Coca-Cola announced this summer that it would collaborate with UNAIDS in a treatment program aimed at preventing new HIV infections in Africa.
For most businesses, treatment and prevention of HIV and AIDS has practical as well as moral significance.
Because it affects workers in their most productive years, AIDS can be particularly devastating to a business’s work force as well as a country’s economy.
“From a micro business perspective, [investing in AIDS treatment] makes sense because of the productivity issue,” said Diana Barrett, Senior Lecturer at the Business School, who helped to organize the conference. “It’s good to keep your workers alive.”
Barrett added that AIDS creates high rates of absenteeism among employees, who must leave work to care for infected family members and attend funerals. Many companies have to train three or four employees just to keep one.
Workshop organizers described another set of challenges posed by countries such as China and India, which Ruggie said are “on an African trajectory, just fifteen years behind.”

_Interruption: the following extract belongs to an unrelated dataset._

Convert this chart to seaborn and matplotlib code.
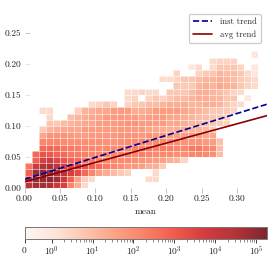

Ruggie said businesses in these countries have an opportunity to take a leading role because their governments have not yet begun to address the waves of infection that experts predict.
“Businesses won’t solve this problem by themselves,” Ruggie said, “but it’s the secondary impact of companies’ involvement that’s important. If businesses demonstrate that this can be done, it will be a big encouragement to governments.”
Some companies, such as Coca-Cola, have been criticized by activists for not developing enough prevention strategies for future waves of the epidemic.
And Piot added that one aim of the first round of conferences was to encourage large companies to be leaders.
“You need champions,” he said, “before you can get many more players.”
According to information provided at the conference, 42 million people globally are infected with HIV/AIDS.
In South Africa, one out of five adults is infected, and, at current rates, between 10 to 15 million people in China and 20 to 25 million people in India will have contracted the disease by 2010.
Inspiration for the conference came from two graduate students: Samantha N. Bolton, a recent graduate of the Kennedy School and Daniella Ballou, who received a joint degree from the Kennedy and Business Schools in 2002.
The two collaborators enlisted Ruggie and Barrett of the Business School to help them organize the conference, find funding and attract high profile participants.
“They parked in my office and threatened not to leave until we did this,” Ruggie said.
Bolton said she was pleased with the outcome of her efforts.
“It shows that students can actually do stuff,” she said. “It took a few months, but if you find the right professor, it will work.”